Dies ist der notwendige Augenblick für das Werden des Geistes, über den Hegel in und durch diese Passage freilich ein beinahe melancholisches Bedauern ausdrückt: in dem Traum von der Rückkehr zu der (von anderem Blut) reinen Zuneigung zu seiner Schwester, damals, als Art und Gattung noch nicht entstanden waren, als die Einheit, die Individualität, das noch vom Blut lebende Subjekt vorhanden waren. Und in der Nostalgie dieser Regression demonstriert er sein Verlangen nach einer Beziehung, die zweifellos geschlechtlich ist, die ihm jedoch den Weg durch die Wirklichkeit des sexuellen Begehrens erspart. Das sexuelle Begehren, das die Harmonie zerschlägt, die im Kreislauf des Blutes zusammengefaßt ist, in dem eine Einteilung zwischen Bruder und Schwester geschähe, nach bestimmten - in ihrer Animalität noch wenig differenzierten - Rhythmen der Blutzirkulation: Einatmen/Ausatmen, Verflüssigung/Verhärtung, Apprehension/Resorption eines Außen. So würde der eine (er oder sie) ausatmen, während der andere begänne einzuatmen, würde der eine (er oder sie) rotes Blut, während der andere bereits im venösen Blut in sich zurückginge; der eine (er oder sie) behauptete sich als vereinzelte Individualität eines oder vieler Blutkörperchen, während der andere Lymphe bliebe, der eine (er oder sie) kehrte in dem Moment über die Karbonisation in die Erde zurück, da der andere gerade aus dem Schlaf erwacht und Feuer fängt, etc. Doch vielleicht sind sie mittlerweile unwiderruflich getrennt, in jenem Prozeß, der die Verdauung ist. Denn während die eine (sie) sich im anderen (ihm) wiedererkennen kann, ihn also assimiliert hätte, trifft das Umgekehrte nicht ganz zu. Und wenn Antigone diesen Mut, ein Herz und einen Zorn bezeugt, die ihr eine autonome Haltung verleihen, die sie nach außen wendet, gegen jenes Äußere, das für sie die Stadt ist, dann beweist das, daß sie das Männliche verdaut hat, zumindest partiell, wenigstens für einen Augenblick. Doch vielleicht ist das nur möglich gewesen in der Trauer um ihren Bruder, Zeit, um jenem die Männlichkeit wiederzugeben, die er im Tod verloren hat, und damit seine Seele wieder zu nähren. Und daran zu sterben.
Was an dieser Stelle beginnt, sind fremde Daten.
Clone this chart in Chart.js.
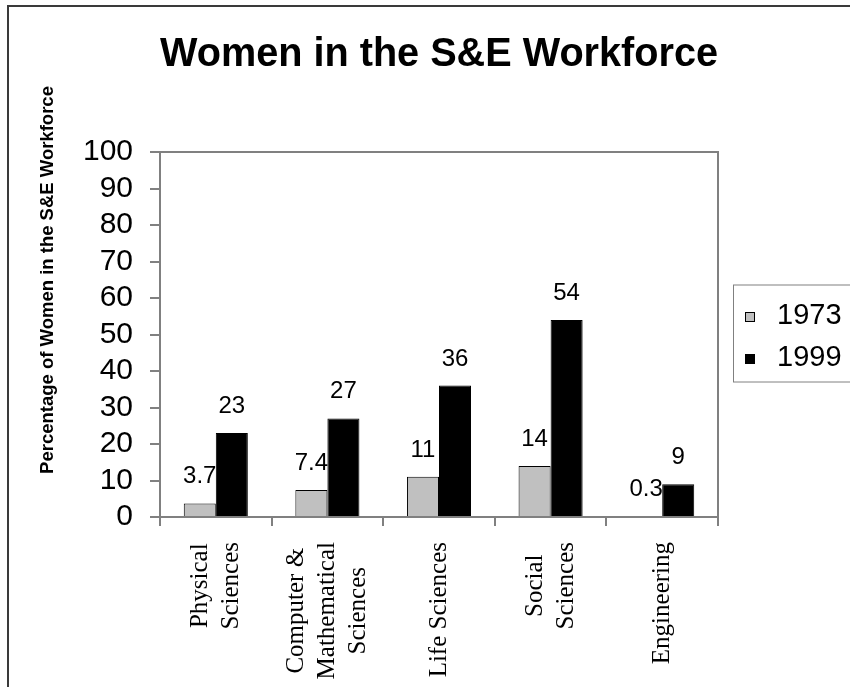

Das Gleichgewicht des Blutes ist also schon zerstört, verändert und aufgelöst. Das unvermischte reine Glück, sich selbst zu verdauen, sich selbst zu verflüssigen, zu beleben, in seine eigene Bewegung zu versetzen, sich selbst zu erzeugen, dieses Glück ist nicht nach gleichem Maß aufgeteilt. Aber solange die Schwester in ihrer lebendigen Einheit fortbesteht, kann sie die selbstrepräsentative Stütze dieser Substanz - des Blutes - sein, die der Bruder sich assimiliert, um in ihr zu sich selbst zurückzukehren. Als Unterpfand des Fürsichwerdens des Sohnes in seiner Selbständigkeit gegenüber dem Paar, das ihn erzeugt hat, wäre sie der lebendige Spiegel, der Grund, auf dem sich, reflektierend, die Autonomie des Selbst herausbildet: privilegierter Ort der harmonischen Fusion (und Konfusion) des einen im anderen, des roten Bluts mit dem sich Ähnlichen. Eine Verschmelzung, auf die sie nicht das gleiche Anrecht hat. Und die unterschiedliche Anerkennung, die die Stadt ihrer Selbst-Bespiegelung, des einen im anderen, gewährt, hat ihre Eintracht von Anbeginn pervertiert, obschon man bisweilen einen öffentlichen Beschluß abwarten muß, damit es ganz offensichtlich wird, daß der eine die andere unterdrücken muß.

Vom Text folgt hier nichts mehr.